§ **Task requirements**: Restate each of the lines below word for word and drop every picture.

§ **Material**:
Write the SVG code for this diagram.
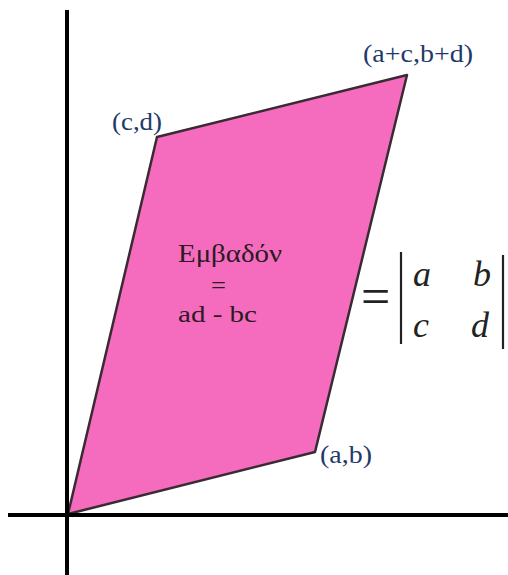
<svg xmlns="http://www.w3.org/2000/svg" width="508" height="575" viewBox="0 0 508 575">
<style>
.lbl{font-family:"Liberation Serif",serif;font-size:25px;fill:#1f3a6a}
.ctr{font-family:"Liberation Serif",serif;font-size:26px;fill:#2a1a22}
.mat{font-family:"Liberation Serif",serif;font-size:36px;font-style:italic;fill:#222}
.axis{stroke:#000;stroke-width:4}
</style>
<rect width="508" height="575" fill="#fff"/>
<g id="parallelogram">
<polygon points="68,514 315,452 407,75 157,137" fill="#f56cbe" stroke="#3a2a33" stroke-width="2.5" stroke-linejoin="round"/>
</g>
<g id="connectors">
<line class="axis" x1="67" y1="10" x2="67" y2="575"/>
<line class="axis" x1="8" y1="515" x2="508" y2="515"/>
</g>
<g id="label-apc"><text class="lbl" x="363" y="62" textLength="110" lengthAdjust="spacingAndGlyphs">(a+c,b+d)</text></g>
<g id="label-cd"><text class="lbl" x="112" y="130" textLength="50" lengthAdjust="spacingAndGlyphs">(c,d)</text></g>
<g id="label-ab"><text class="lbl" x="320" y="463" textLength="52" lengthAdjust="spacingAndGlyphs">(a,b)</text></g>
<g id="area-text">
<text class="ctr" x="178" y="262" textLength="104" lengthAdjust="spacingAndGlyphs">Εμβαδόν</text>
<text class="ctr" x="211" y="293" style="font-size:24px" textLength="15" lengthAdjust="spacingAndGlyphs">=</text>
<text class="ctr" x="178" y="322" style="font-size:24px" textLength="79" lengthAdjust="spacingAndGlyphs">ad - bc</text>
</g>
<g id="determinant">
<text x="361" y="314" style="font-family:'Liberation Serif',serif;font-size:52px;fill:#222">=</text>
<line x1="401" y1="252" x2="401" y2="344" stroke="#222" stroke-width="2.2"/>
<line x1="503" y1="255" x2="503" y2="349" stroke="#222" stroke-width="2.2"/>
<text class="mat" x="413" y="286">a</text>
<text class="mat" x="473" y="286">b</text>
<text class="mat" x="413" y="337">c</text>
<text class="mat" x="471" y="337">d</text>
</g>
</svg>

§ **Solution to this exercise**:
Write the SVG code for this diagram.
<svg xmlns="http://www.w3.org/2000/svg" width="508" height="575" viewBox="0 0 508 575">
<style>
.lbl{font-family:"Liberation Serif",serif;font-size:25px;fill:#1f3a6a}
.ctr{font-family:"Liberation Serif",serif;font-size:26px;fill:#2a1a22}
.mat{font-family:"Liberation Serif",serif;font-size:36px;font-style:italic;fill:#222}
.axis{stroke:#000;stroke-width:4}
</style>
<rect width="508" height="575" fill="#fff"/>
<g id="parallelogram">
<polygon points="68,514 315,452 407,75 157,137" fill="#f56cbe" stroke="#3a2a33" stroke-width="2.5" stroke-linejoin="round"/>
</g>
<g id="connectors">
<line class="axis" x1="67" y1="10" x2="67" y2="575"/>
<line class="axis" x1="8" y1="515" x2="508" y2="515"/>
</g>
<g id="label-apc"><text class="lbl" x="363" y="62" textLength="110" lengthAdjust="spacingAndGlyphs">(a+c,b+d)</text></g>
<g id="label-cd"><text class="lbl" x="112" y="130" textLength="50" lengthAdjust="spacingAndGlyphs">(c,d)</text></g>
<g id="label-ab"><text class="lbl" x="320" y="463" textLength="52" lengthAdjust="spacingAndGlyphs">(a,b)</text></g>
<g id="area-text">
<text class="ctr" x="178" y="262" textLength="104" lengthAdjust="spacingAndGlyphs">Εμβαδόν</text>
<text class="ctr" x="211" y="293" style="font-size:24px" textLength="15" lengthAdjust="spacingAndGlyphs">=</text>
<text class="ctr" x="178" y="322" style="font-size:24px" textLength="79" lengthAdjust="spacingAndGlyphs">ad - bc</text>
</g>
<g id="determinant">
<text x="361" y="314" style="font-family:'Liberation Serif',serif;font-size:52px;fill:#222">=</text>
<line x1="401" y1="252" x2="401" y2="344" stroke="#222" stroke-width="2.2"/>
<line x1="503" y1="255" x2="503" y2="349" stroke="#222" stroke-width="2.2"/>
<text class="mat" x="413" y="286">a</text>
<text class="mat" x="473" y="286">b</text>
<text class="mat" x="413" y="337">c</text>
<text class="mat" x="471" y="337">d</text>
</g>
</svg>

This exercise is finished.